The Okanagan-Similkameen Regional Hospital District Board wants better communication with Interior Health
At the hospital district’s May 20 meeting, the board voted unanimously to ask for the in-camera meeting to discuss communications and funding for primary care facilities in the area.
The request comes following an earlier request for funding from Interior Health.
Members of the hospital district have not been satisfied with the way the communication process was done with the most recent urgent and primary care centre in the region.
In late March, the expanded urgent and primary care centre on Martin Street in Penticton opened its doors to the public. The centre will help attach patients to regular primary health care providers in the area. The facility is a collaboration between Interior Health, the provincial Ministry of Health, the South Okanagan Similkameen Division of Family Practice, the Martin Street Outreach Centre Association, OneSky Community Resources and local Aboriginal partners.
However, a funding request for the facility was made after the facility had already been opened. The funding request was for the Okanagan-Similkameen Regional Hospital District to commit to funding 40 per cent of the total $2.5 million cost of the facility.
Doug Holmes of Summerland said he would like to know Interior Health’s plans and intent for providing facilities in the region.
Princeton mayor Spencer Coyne echoed the call for better communication from Interior Health. “We have no nothing.
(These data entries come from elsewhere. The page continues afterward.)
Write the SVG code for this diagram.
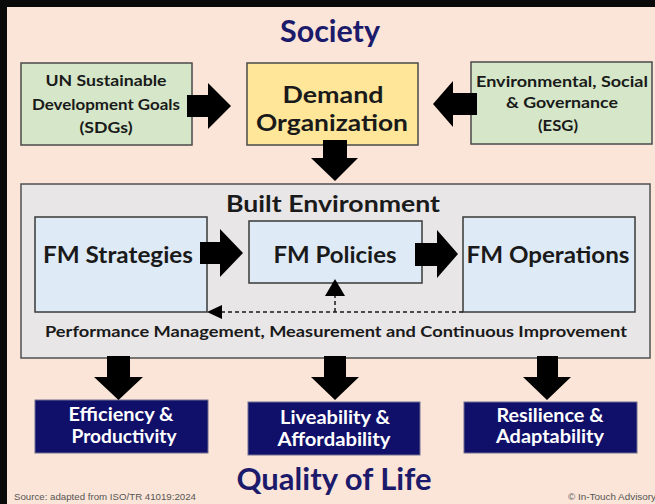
<svg xmlns="http://www.w3.org/2000/svg" width="655" height="504" viewBox="0 0 655 504">
  <style>
    .t { font-family: Lato, "Open Sans", "Liberation Sans", sans-serif; font-weight: 700; text-anchor: middle; fill: #1a1a1a; }
    .title { fill: #1c1a6b; font-size: 30px; }
    .green { fill: #d5e7c8; stroke: #4a4a4a; stroke-width: 1.5; }
    .blue { fill: #deebf7; stroke: #3a3a3a; stroke-width: 1.5; }
    .navy { fill: #10106b; stroke: #6f6f8f; stroke-width: 1; }
    .w { fill: #ffffff; font-size: 18px; }
    .arrow { fill: #000000; }
    .dash { stroke: #1a1a1a; stroke-width: 1.5; stroke-dasharray: 4 3; fill: none; }
    .small { font-family: "Liberation Sans", Arial, sans-serif; font-size: 9px; fill: #555555; }
  </style>
  <rect x="0" y="0" width="655" height="504" fill="#0a0a0a"/>
  <rect x="7" y="7" width="648" height="497" fill="#fbe5d8"/>

  <text class="t title" x="330" y="42" textLength="100" lengthAdjust="spacingAndGlyphs">Society</text>

  <g id="sdg">
    <rect class="green" x="21" y="63" width="171" height="82"/>
    <text class="t" x="106" y="86" font-size="16" textLength="121" lengthAdjust="spacingAndGlyphs">UN Sustainable</text>
    <text class="t" x="106" y="110" font-size="16" textLength="148" lengthAdjust="spacingAndGlyphs">Development Goals</text>
    <text class="t" x="106" y="133" font-size="16" textLength="53" lengthAdjust="spacingAndGlyphs">(SDGs)</text>
  </g>

  <g id="demand">
    <rect x="247" y="63" width="171" height="82" fill="#ffe699" stroke="#4a4a4a" stroke-width="1.5"/>
    <text class="t" x="333" y="103" font-size="22" textLength="101" lengthAdjust="spacingAndGlyphs">Demand</text>
    <text class="t" x="332" y="131" font-size="22" textLength="152" lengthAdjust="spacingAndGlyphs">Organization</text>
  </g>

  <g id="esg">
    <rect class="green" x="471" y="62" width="181" height="82"/>
    <text class="t" x="562" y="87" font-size="16" textLength="172" lengthAdjust="spacingAndGlyphs">Environmental, Social</text>
    <text class="t" x="562" y="108" font-size="16" textLength="112" lengthAdjust="spacingAndGlyphs">&amp; Governance</text>
    <text class="t" x="558" y="131" font-size="16" textLength="40" lengthAdjust="spacingAndGlyphs">(ESG)</text>
  </g>

  <g id="built-environment">
    <rect x="21" y="184" width="629" height="174" fill="#e8e6e6" stroke="#505050" stroke-width="1.5"/>
    <text class="t" x="333" y="212" font-size="23" textLength="214" lengthAdjust="spacingAndGlyphs">Built Environment</text>
    <text class="t" x="336" y="337" font-size="15" textLength="582" lengthAdjust="spacingAndGlyphs">Performance Management, Measurement and Continuous Improvement</text>
  </g>

  <g id="fm-strategies">
    <rect class="blue" x="35" y="217" width="172" height="95"/>
    <text class="t" x="118" y="263" font-size="22" textLength="150" lengthAdjust="spacingAndGlyphs">FM Strategies</text>
  </g>
  <g id="fm-policies">
    <rect class="blue" x="249" y="221" width="173" height="62"/>
    <text class="t" x="335" y="263" font-size="22" textLength="123" lengthAdjust="spacingAndGlyphs">FM Policies</text>
  </g>
  <g id="fm-operations">
    <rect class="blue" x="463" y="217" width="172" height="95"/>
    <text class="t" x="548" y="263" font-size="22" textLength="163" lengthAdjust="spacingAndGlyphs">FM Operations</text>
  </g>

  <g id="efficiency">
    <rect class="navy" x="35" y="400" width="173" height="53"/>
    <text class="t w" x="121" y="421" textLength="105" lengthAdjust="spacingAndGlyphs">Efficiency &amp;</text>
    <text class="t w" x="124" y="443" textLength="105" lengthAdjust="spacingAndGlyphs">Productivity</text>
  </g>
  <g id="liveability">
    <rect class="navy" x="248" y="402" width="172" height="53"/>
    <text class="t w" x="335" y="424" textLength="110" lengthAdjust="spacingAndGlyphs">Liveability &amp;</text>
    <text class="t w" x="334" y="446" textLength="113" lengthAdjust="spacingAndGlyphs">Affordability</text>
  </g>
  <g id="resilience">
    <rect class="navy" x="464" y="402" width="173" height="51"/>
    <text class="t w" x="550" y="422" textLength="107" lengthAdjust="spacingAndGlyphs">Resilience &amp;</text>
    <text class="t w" x="550" y="443" textLength="108" lengthAdjust="spacingAndGlyphs">Adaptability</text>
  </g>

  <g id="connectors">
    <polygon class="arrow" points="187,95 208,95 208,83 231,106 208,129 208,117 187,117"/>
    <polygon class="arrow" points="477,93 453,93 453,81 433,104 453,127 453,115 477,115"/>
    <polygon class="arrow" points="323,140 347,140 347,158 358,158 335,181 311,158 323,158"/>
    <polygon class="arrow" points="200,242 220,242 220,229 243,253 220,277 220,264 200,264"/>
    <polygon class="arrow" points="415,243 437,243 437,230 458,254 437,278 437,266 415,266"/>
    <line class="dash" x1="463" y1="312" x2="220" y2="312"/>
    <polygon class="arrow" points="207,312 222,305 222,319"/>
    <line class="dash" x1="335" y1="312" x2="335" y2="295"/>
    <polygon class="arrow" points="335,279 325,296 345,296"/>
    <polygon class="arrow" points="107,356 130,356 130,377 143,377 118.5,400 94,377 107,377"/>
    <polygon class="arrow" points="324,356 346,356 346,377 359,377 335,400 311,377 324,377"/>
    <polygon class="arrow" points="537,356 558,356 558,377 571,377 547,400 523,377 537,377"/>
  </g>

  <text class="t title" x="334" y="490" textLength="195" lengthAdjust="spacingAndGlyphs">Quality of Life</text>
  <text class="small" x="14" y="500" textLength="182" lengthAdjust="spacingAndGlyphs">Source: adapted from ISO/TR 41019:2024</text>
  <text class="small" x="568" y="500" textLength="88" lengthAdjust="spacingAndGlyphs">© In-Touch Advisory</text>
</svg>
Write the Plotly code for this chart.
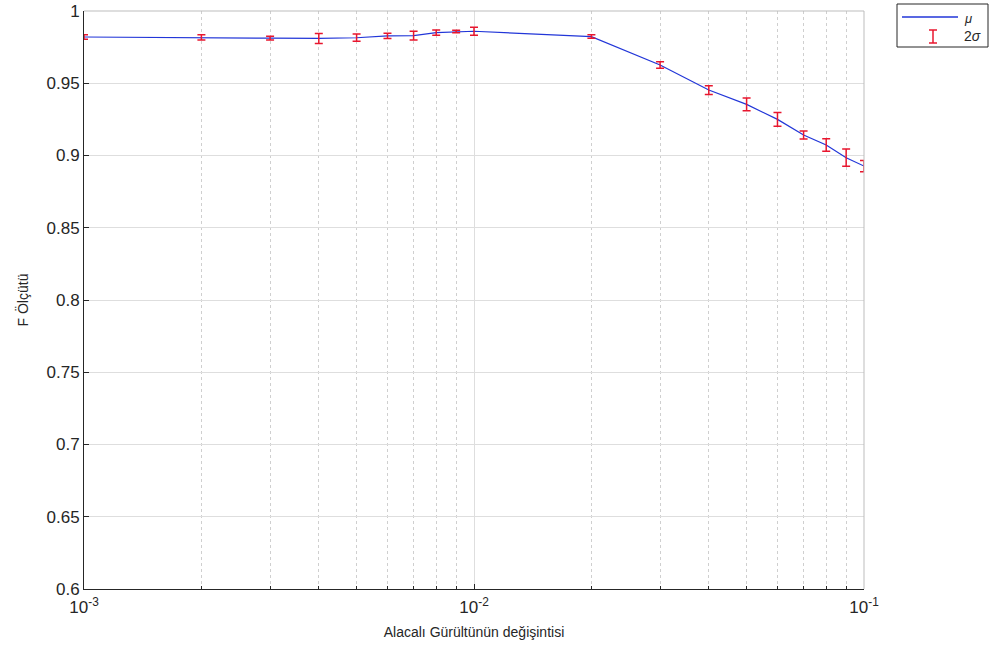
import plotly.graph_objects as go

# data
noise_var = [0.001, 0.002, 0.003, 0.004, 0.005, 0.006, 0.007, 0.008, 0.009, 0.01,
             0.02, 0.03, 0.04, 0.05, 0.06, 0.07, 0.08, 0.09, 0.1]
f_mean = [0.982, 0.9818, 0.9812, 0.981, 0.9815, 0.9828, 0.983, 0.985, 0.9858, 0.986,
          0.9823, 0.9626, 0.9453, 0.9354, 0.925, 0.9142, 0.9073, 0.8985, 0.8927]
f_2sigma = [0.0015, 0.0018, 0.0013, 0.0035, 0.0025, 0.0018, 0.003, 0.0018, 0.0008, 0.0028,
            0.0012, 0.0023, 0.003, 0.0044, 0.0048, 0.0028, 0.0043, 0.006, 0.0039]
y_ticks = [0.6, 0.65, 0.7, 0.75, 0.8, 0.85, 0.9, 0.95, 1.0]
y_tick_text = ["0.6", "0.65", "0.7", "0.75", "0.8", "0.85", "0.9", "0.95", "1"]
x_ticks = [0.001, 0.01, 0.1]
x_tick_text = ["10<sup>-3</sup>", "10<sup>-2</sup>", "10<sup>-1</sup>"]
x_minor = [k * 10.0 ** e for e in (-3, -2) for k in range(2, 10)]

W, H = 995, 660
L, R, T, B = 84, 131, 11, 71
PW, PH = W - L - R, H - T - B

def px(x):
    return (x - L) / PW

def py(y):
    return (H - B - y) / PH

FONT = "Liberation Sans, Arial, sans-serif"
TXT = "#262626"
BLUE = "#2236d8"
RED = "#e8162e"

fig = go.Figure()
fig.add_trace(go.Scatter(x=noise_var, y=f_mean, mode="lines", cliponaxis=False,
                         line=dict(color=BLUE, width=1.2), name="μ", showlegend=False))
fig.add_trace(go.Scatter(x=noise_var, y=f_mean, mode="markers", cliponaxis=False,
                         marker=dict(size=1, color="rgba(0,0,0,0)"),
                         error_y=dict(type="data", array=f_2sigma, visible=True,
                                      color=RED, thickness=1.5, width=4),
                         name="2σ", showlegend=False))

fig.update_xaxes(type="log", range=[-3, -1], tickvals=x_ticks, ticktext=x_tick_text,
                 automargin=False,
                 showgrid=True, gridcolor="#dedede", gridwidth=1,
                 minor=dict(tickvals=x_minor, showgrid=True, gridcolor="#cfcfcf",
                            griddash="dot", gridwidth=1, ticks="inside", ticklen=3,
                            tickcolor=TXT),
                 ticks="inside", ticklen=5, tickcolor=TXT, ticklabelstandoff=3,
                 showline=True, linecolor=TXT, linewidth=1, mirror=False, zeroline=False,
                 tickfont=dict(family=FONT, size=17, color=TXT),
                 title=dict(text="Alacalı Gürültünün değişintisi", standoff=10,
                            font=dict(family=FONT, size=14, color=TXT)))
fig.update_yaxes(range=[0.6, 1.0], tickvals=y_ticks, ticktext=y_tick_text,
                 automargin=False,
                 showgrid=True, gridcolor="#dedede", gridwidth=1,
                 ticks="inside", ticklen=5, tickcolor=TXT,
                 showline=True, linecolor=TXT, linewidth=1, mirror=False, zeroline=False,
                 tickfont=dict(family=FONT, size=17, color=TXT),
                 title=dict(text="F Ölçütü", standoff=14,
                            font=dict(family=FONT, size=14, color=TXT)))

shapes = [
    # top/right box edges
    dict(type="line", xref="paper", yref="paper", x0=0, x1=1, y0=1, y1=1,
         line=dict(color="#bdbdbd", width=1)),
    dict(type="line", xref="paper", yref="paper", x0=1, x1=1, y0=0, y1=1,
         line=dict(color="#bdbdbd", width=1)),
    # legend box
    dict(type="rect", xref="paper", yref="paper", x0=px(897), x1=px(988), y0=py(47), y1=py(4),
         line=dict(color=TXT, width=1), fillcolor="white"),
    dict(type="line", xref="paper", yref="paper", x0=px(902), x1=px(958), y0=py(17), y1=py(17),
         line=dict(color=BLUE, width=1.5)),
    dict(type="line", xref="paper", yref="paper", x0=px(933), x1=px(933), y0=py(43), y1=py(30),
         line=dict(color=RED, width=1.5)),
    dict(type="line", xref="paper", yref="paper", x0=px(929), x1=px(937), y0=py(30), y1=py(30),
         line=dict(color=RED, width=1.5)),
    dict(type="line", xref="paper", yref="paper", x0=px(929), x1=px(937), y0=py(43), y1=py(43),
         line=dict(color=RED, width=1.5)),
]
annotations = [
    dict(text="<i>μ</i>", xref="paper", yref="paper", x=px(962), y=py(19), xanchor="left",
         yanchor="middle", showarrow=False, font=dict(family=FONT, size=13, color=TXT)),
    dict(text="2<i>σ</i>", xref="paper", yref="paper", x=px(962), y=py(36), xanchor="left",
         yanchor="middle", showarrow=False, font=dict(family=FONT, size=14, color=TXT)),
]

fig.update_layout(width=W, height=H, margin=dict(l=L, r=R, t=T, b=B),
                  paper_bgcolor="white", plot_bgcolor="white",
                  shapes=shapes, annotations=annotations, showlegend=False,
                  font=dict(family=FONT, color=TXT))
fig.write_html("out.html")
We have no plan shared with us,” he said. “Before we move ahead with anything, I want to know what Interior Health’s plan is.”
“I think we need to have another discussion with Interior Health,” said Mark Pendergraft, director for Electoral Area A.
Other board members also believed the meeting is necessary.
“None of these things operate as an isolated island,” Tim Roberts, director for Electoral Area G said, referring to health care decisions.
Riley Gettens, director for Electoral Area F, said there is a need for more doctors within the region, especially in smaller communities. “It’s a crisis across Canada,” she said.